The 122nd Boston Marathon
Twelve months ago I was getting ready to run the race that I had been dreaming of for ten years, the Boston Marathon. As I walked around the race expo, soaking up the atmosphere and collecting my hard earned race number, I had no idea just how much the Boston Marathon was going to test me and push me to my limits.
For many marathon runners a Boston Qualifying time (better known as a BQ) is the Holy Grail, and it had been my goal since I crossed the finish line of my first marathon in London in 2008. My BQ journey started in 2016 when I decided to run the Melbourne Marathon.

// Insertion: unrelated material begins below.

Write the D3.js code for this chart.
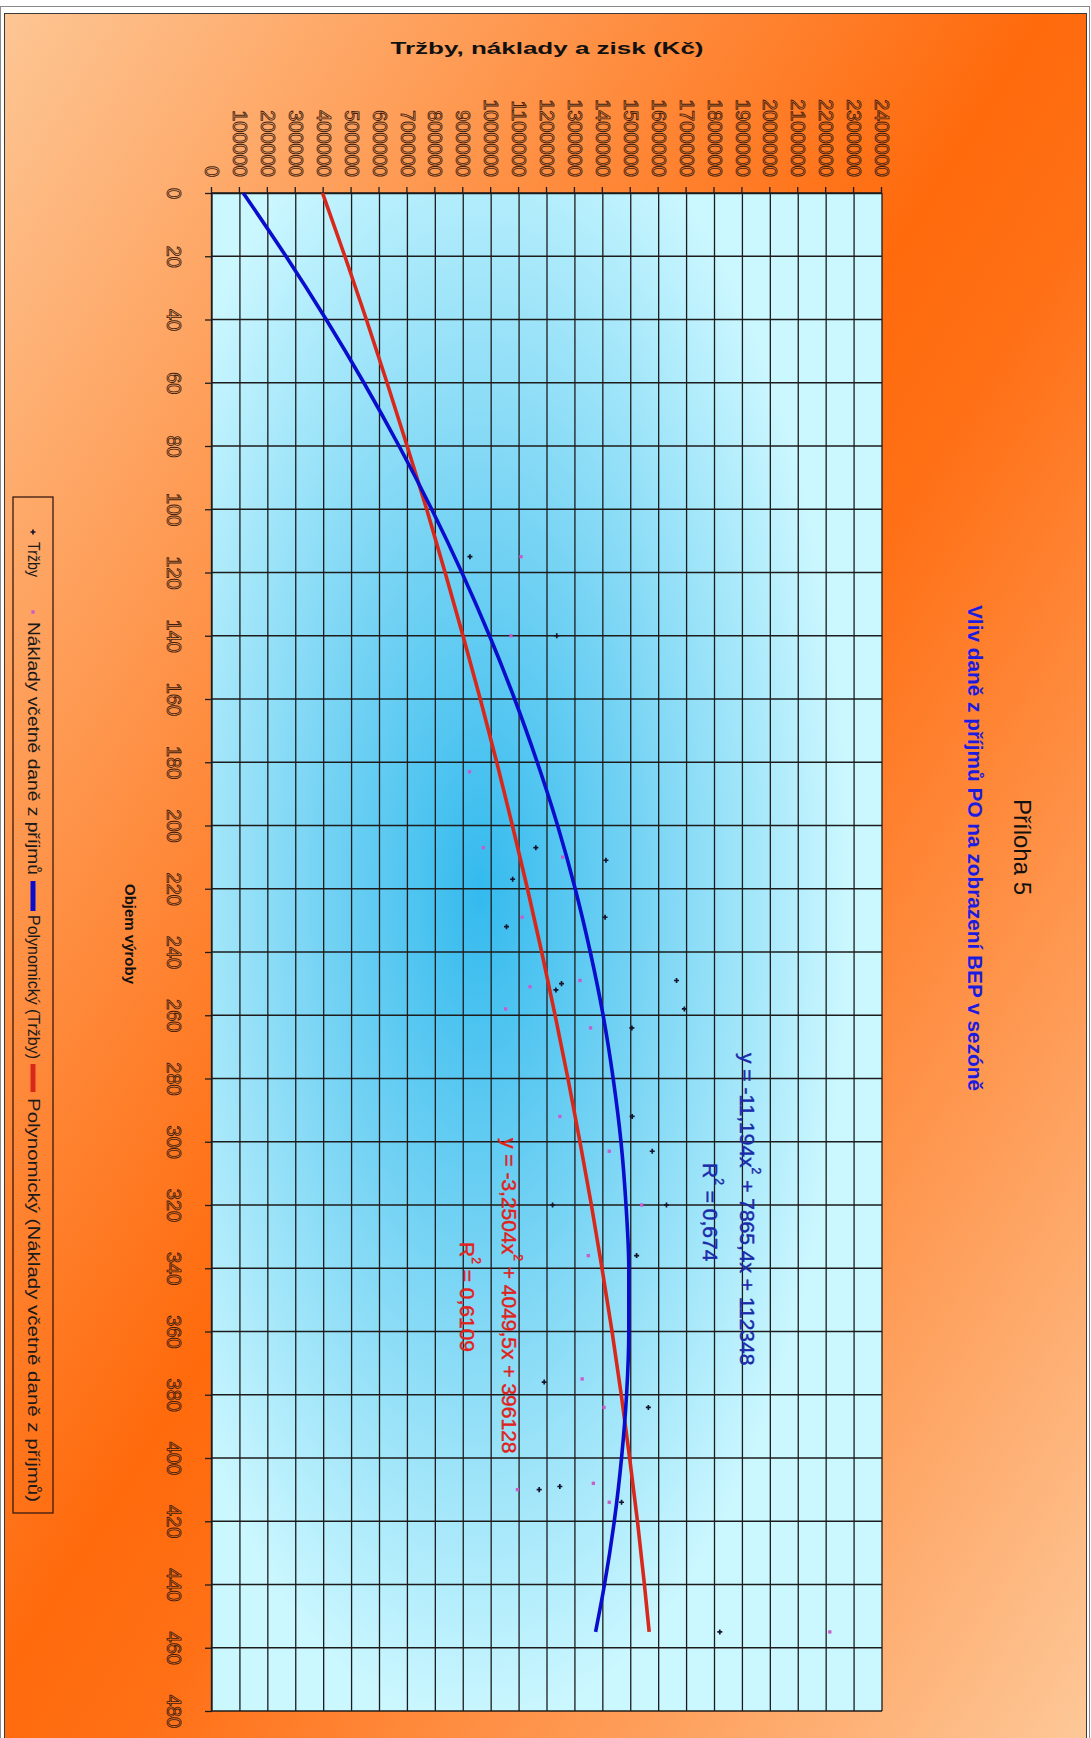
<!DOCTYPE html>
<html>
<head>
<meta charset="utf-8">
<script src="https://cdn.jsdelivr.net/npm/d3@7"></script>
<style>
  html, body { margin: 0; padding: 0; background: #ffffff; }
  svg { display: block; }
  text { font-family: "Liberation Sans", Arial, sans-serif; }
</style>
</head>
<body>
<svg id="chart" width="1091" height="1738"></svg>
<script>
// ---- data ----------------------------------------------------------------
const volumeTicks = [0, 20, 40, 60, 80, 100, 120, 140, 160, 180, 200, 220, 240,
  260, 280, 300, 320, 340, 360, 380, 400, 420, 440, 460, 480];
const valueTicks = [0, 100000, 200000, 300000, 400000, 500000, 600000, 700000,
  800000, 900000, 1000000, 1100000, 1200000, 1300000, 1400000, 1500000, 1600000,
  1700000, 1800000, 1900000, 2000000, 2100000, 2200000, 2300000, 2400000];

// Tržby (revenue) observations
const trzbyVolume = [115, 140, 207, 211, 217, 229, 232, 249, 250, 252, 258, 264,
  292, 303, 320, 320, 336, 376, 384, 409, 410, 414, 455];
const trzbyValue = [924000, 1235000, 1160000, 1411000, 1077000, 1408000, 1055000,
  1664000, 1252000, 1232000, 1692000, 1504000, 1505000, 1577000, 1220000, 1628000,
  1521000, 1190000, 1563000, 1246000, 1172000, 1467000, 1819000];

// Náklady včetně daně z příjmů (costs incl. income tax) observations
const nakladyVolume = [115, 140, 183, 207, 210, 229, 249, 251, 258, 264, 292, 303,
  320, 336, 375, 384, 408, 410, 414, 455];
const nakladyValue = [1107000, 1071000, 922000, 972000, 1256000, 1111000, 1318000,
  1139000, 1052000, 1356000, 1246000, 1423000, 1539000, 1348000, 1326000, 1404000,
  1366000, 1094000, 1423000, 2213000];

// polynomial trend curves, sampled along the volume axis
const trendVolume = [0, 20, 40, 60, 80, 100, 120, 140, 160, 180, 200, 220, 240,
  260, 280, 300, 320, 340, 360, 380, 400, 420, 440, 455];
const trendTrzby = [112000, 265000, 409000, 544000, 670000, 787000, 895000, 994000,
  1084000, 1165000, 1238000, 1301000, 1355000, 1401000, 1437000, 1465000, 1483000,
  1493000, 1493000, 1485000, 1467000, 1441000, 1406000, 1374000];
const trendNaklady = [396000, 476000, 553000, 627000, 699000, 769000, 835000, 899000,
  961000, 1020000, 1076000, 1130000, 1181000, 1229000, 1275000, 1318000, 1359000,
  1397000, 1433000, 1466000, 1496000, 1524000, 1549000, 1566000];

const eqTrzby = ["y = -11,194x", "2", " + 7865,4x + 112348"];
const r2Trzby = ["R", "2", " = 0,674"];
const eqNaklady = ["y = -3,2504x", "2", " + 4049,5x + 396128"];
const r2Naklady = ["R", "2", " = 0,6109"];

const legendLabels = ["Tržby", "Náklady včetně daně z příjmů",
  "Polynomický (Tržby)", "Polynomický (Náklady včetně daně z příjmů)"];

// ---- page ----------------------------------------------------------------
const svg = d3.select("#chart");
const defs = svg.append("defs");

const bgGrad = defs.append("linearGradient").attr("id", "bgGrad")
  .attr("x1", 0).attr("y1", 0).attr("x2", 1).attr("y2", 1);
bgGrad.append("stop").attr("offset", 0).attr("stop-color", "#fdc694");
bgGrad.append("stop").attr("offset", 0.48).attr("stop-color", "#ff6a0c");
bgGrad.append("stop").attr("offset", 0.56).attr("stop-color", "#ff7016");
bgGrad.append("stop").attr("offset", 1).attr("stop-color", "#fdc898");

const plotGrad = defs.append("radialGradient").attr("id", "plotGrad")
  .attr("cx", 0.46).attr("cy", 0.60).attr("r", 0.55);
plotGrad.append("stop").attr("offset", 0).attr("stop-color", "#34baee");
plotGrad.append("stop").attr("offset", 0.45).attr("stop-color", "#78d4f4");
plotGrad.append("stop").attr("offset", 1).attr("stop-color", "#cbf7ff");

// outer frame and chart area
svg.append("rect").attr("x", 0.5).attr("y", 6.5).attr("width", 1089).attr("height", 1740)
  .attr("fill", "#ffffff").attr("stroke", "#8a8a8a");
svg.append("rect").attr("x", 4.5).attr("y", 13.5).attr("width", 1082).attr("height", 1730)
  .attr("fill", "url(#bgGrad)").attr("stroke", "#3a3a3a");

// the chart is laid out landscape and turned a quarter clockwise
const g = svg.append("g").attr("transform", "translate(1091,0) rotate(90)");

const x = d3.scaleLinear().domain([0, 480]).range([193, 1711]);
const y = d3.scaleLinear().domain([0, 2400000]).range([879, 209]);

g.append("rect")
  .attr("x", x(0)).attr("y", y(2400000))
  .attr("width", x(480) - x(0)).attr("height", y(0) - y(2400000))
  .attr("fill", "url(#plotGrad)");

const gridColor = "#1c1c1c";
g.append("g").selectAll("line").data(volumeTicks).join("line")
  .attr("x1", d => x(d)).attr("x2", d => x(d))
  .attr("y1", y(0)).attr("y2", y(2400000))
  .attr("stroke", gridColor).attr("stroke-width", 1.3);
g.append("g").selectAll("line").data(valueTicks).join("line")
  .attr("x1", x(0)).attr("x2", x(480))
  .attr("y1", d => y(d)).attr("y2", d => y(d))
  .attr("stroke", gridColor).attr("stroke-width", 1.3);

function styleTicks(sel) {
  sel.select(".domain").attr("stroke", gridColor).attr("stroke-width", 1.3);
  sel.selectAll(".tick line").attr("stroke", gridColor).attr("stroke-width", 1.3);
  sel.selectAll(".tick text")
    .attr("font-family", "'Liberation Sans', Arial, sans-serif")
    .attr("font-size", 20)
    .attr("fill", "none")
    .attr("stroke", "#3e1c0e")
    .attr("stroke-width", 0.85);
}

const xAxis = g.append("g").attr("transform", `translate(0,${y(0)})`)
  .call(d3.axisBottom(x).tickValues(volumeTicks).tickSize(7).tickSizeOuter(0)
    .tickFormat(d3.format("d")));
styleTicks(xAxis);
xAxis.selectAll(".tick text").attr("y", 38).attr("dy", "0.35em");

const yAxis = g.append("g").attr("transform", `translate(${x(0)},0)`)
  .call(d3.axisLeft(y).tickValues(valueTicks).tickSize(6).tickSizeOuter(0)
    .tickPadding(10).tickFormat(d3.format("d")));
styleTicks(yAxis);

// observations
g.append("g").selectAll("path").data(nakladyValue).join("path")
  .attr("transform", (d, i) => `translate(${x(nakladyVolume[i])},${y(d)})`)
  .attr("d", d3.symbol().type(d3.symbolSquare).size(11))
  .attr("fill", "#c85ccc");
g.append("g").selectAll("path").data(trzbyValue).join("path")
  .attr("transform", (d, i) => `translate(${x(trzbyVolume[i])},${y(d)})`)
  .attr("d", d3.symbol().type(d3.symbolCross).size(14))
  .attr("fill", "#14142c");

// polynomial trend curves
const trendLine = d3.line()
  .x((d, i) => x(trendVolume[i]))
  .y(d => y(d))
  .curve(d3.curveMonotoneX);
g.append("path").datum(trendNaklady).attr("d", trendLine)
  .attr("fill", "none").attr("stroke", "#d8281c").attr("stroke-width", 3.6);
g.append("path").datum(trendTrzby).attr("d", trendLine)
  .attr("fill", "none").attr("stroke", "#0a0ecc").attr("stroke-width", 3.6);

// trend equations
function supLabel(px, py, parts, color) {
  const t = g.append("text").attr("x", px).attr("y", py)
    .attr("dominant-baseline", "central")
    .attr("font-size", 21).attr("fill", color)
    .attr("stroke", color).attr("stroke-width", 0.45);
  t.append("tspan").text(parts[0]);
  t.append("tspan").attr("dy", -8).attr("font-size", 12).text(parts[1]);
  t.append("tspan").attr("dy", 8).text(parts[2]);
}
supLabel(1053, 343, eqTrzby, "#1b2aa8");
supLabel(1163, 380, r2Trzby, "#1b2aa8");
supLabel(1138, 581, eqNaklady, "#e0221c");
supLabel(1242, 623, r2Naklady, "#e0221c");

// titles
g.append("text").attr("x", 847).attr("y", 69)
  .attr("text-anchor", "middle").attr("dominant-baseline", "central")
  .attr("font-size", 24).attr("fill", "#111111").text("Příloha 5");
g.append("text").attr("x", 848).attr("y", 116)
  .attr("text-anchor", "middle").attr("dominant-baseline", "central")
  .attr("font-size", 20).attr("font-weight", "bold").attr("fill", "#1c1ce0")
  .attr("textLength", 486).attr("lengthAdjust", "spacingAndGlyphs")
  .text("Vliv daně z příjmů PO na zobrazení BEP v sezóně");

g.append("text").attr("x", 934).attr("y", 961)
  .attr("text-anchor", "middle").attr("dominant-baseline", "central")
  .attr("font-size", 15).attr("font-weight", "bold").attr("fill", "#111111")
  .text("Objem výroby");

g.append("text")
  .attr("transform", `translate(48,${(y(0) + y(2400000)) / 2}) rotate(-90)`)
  .attr("text-anchor", "middle").attr("dominant-baseline", "central")
  .attr("font-size", 16).attr("font-weight", "bold").attr("fill", "#111111")
  .attr("textLength", 313).attr("lengthAdjust", "spacingAndGlyphs")
  .text("Tržby, náklady a zisk  (Kč)");

// legend
const lg = g.append("g");
lg.append("rect").attr("x", 497).attr("y", 1038).attr("width", 1016).attr("height", 40)
  .attr("fill", "none").attr("stroke", "#3a1a10").attr("stroke-width", 1.3);
const ly = 1058;
lg.append("path").attr("transform", `translate(532,${ly})`)
  .attr("d", d3.symbol().type(d3.symbolCross).size(14)).attr("fill", "#14142c");
lg.append("path").attr("transform", `translate(612,${ly})`)
  .attr("d", d3.symbol().type(d3.symbolSquare).size(11)).attr("fill", "#c85ccc");
lg.append("line").attr("x1", 881).attr("x2", 911).attr("y1", ly).attr("y2", ly)
  .attr("stroke", "#0a0ecc").attr("stroke-width", 5);
lg.append("line").attr("x1", 1064).attr("x2", 1092).attr("y1", ly).attr("y2", ly)
  .attr("stroke", "#d8281c").attr("stroke-width", 5);
const legendPos = [[542, 35], [622, 253], [915, 144], [1098, 404]];
lg.selectAll("text.leg").data(legendLabels).join("text").attr("class", "leg")
  .attr("x", (d, i) => legendPos[i][0]).attr("y", ly)
  .attr("dominant-baseline", "central")
  .attr("font-size", 16).attr("fill", "#1a1a1a")
  .attr("textLength", (d, i) => legendPos[i][1])
  .attr("lengthAdjust", "spacingAndGlyphs")
  .text(d => d);
</script>
</body>
</html>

I told everyone that it was a good way to get to know my new home city and see if I could get a marathon PB. In reality I just wanted the BQ.
The history of women running the marathon made me even more determined to run the Boston Marathon. I couldn’t believe that the first women’s Olympic marathon wasn’t until 1984. The first woman to unofficially run the Boston Marathon was Roberta Gibb. She ran without a race bib for three years (1966-68), hiding in the bushes before the start of the race. In 1967, Katherine Switzer officially entered the Boston Marathon but didn’t state her gender on the application form. Officials tried unsuccessfully to physically remove Switzer and her bib (number 261) from the course. It wasn’t until 1972 that women were permitted entry to the Boston Marathon. In 2017, at the age of 70, Switzer completed the Boston Marathon, wearing bib 261 and running only 20 minutes slower than her 1967 time.
The 122nd Boston Marathon was run on Patriot’s Day, Monday 16 April 2018. I was one of the 12,000 women alongside nearly 15,000 men to toe the start line in Hopkinton. I had dreamed of this moment for ten years and here I was, about to run in the footsteps of legends. The course takes you past the Scream Tunnel at Wellesley College, up and over Heartbreak Hill, past the home of the Boston Red Sox, past the site of the tragic 2013 Boston Marathon bombings, to the finish line at Boylston Street.
The weather was awful. Cold temperatures, pouring rain and strong headwinds made for a tough day out for runners, volunteers and spectators. The instant hand warmers worked for the first few kilometers, but by the time I made it to the 10km mark and tried to collect a drink at the drinks station, my hands refused to open. The hand warmers were discarded and I spent the next 32km keeping my hands moving to stop them freezing. Getting to the top of Heartbreak Hill wasn’t nearly as bad as I thought, it was descending the other side that nearly finished me off. My quads were seizing up, my feet were numb and I was starting to question what I was doing. I kept reminding myself of the training I had put in to get me here and how lucky I was to be experiencing the Boston Marathon.
Despite it being the toughest race I have ever run, it was an incredible experience that I will never forget. The camaraderie between the runners is unlike any other race I have experienced. Everyone is excited to be there, from first-timers like me to those who have run it a dozen times or more. While we were out on course, news filtered through that an American was leading the women’s race. The atmosphere was incredible as it had been 33 years since an American had crossed the finish line first.
My own race was one of frozen hands struggling to grasp water cups, numb legs that sometimes refused to work, trying to smile and thank the spectators and volunteers, questioning why I was doing this and then planning my next marathon to BQ so I can do it all over again. I will never forget the 122nd Boston Marathon, but I feel I have unfinished business with the course that nearly defeated me, so I look forward to achieving another BQ and experiencing the Boston Marathon again.
To those of you who are running the 123rd Boston marathon on Monday, good luck! Enjoy every moment and please share with us your Boston Marathon experience.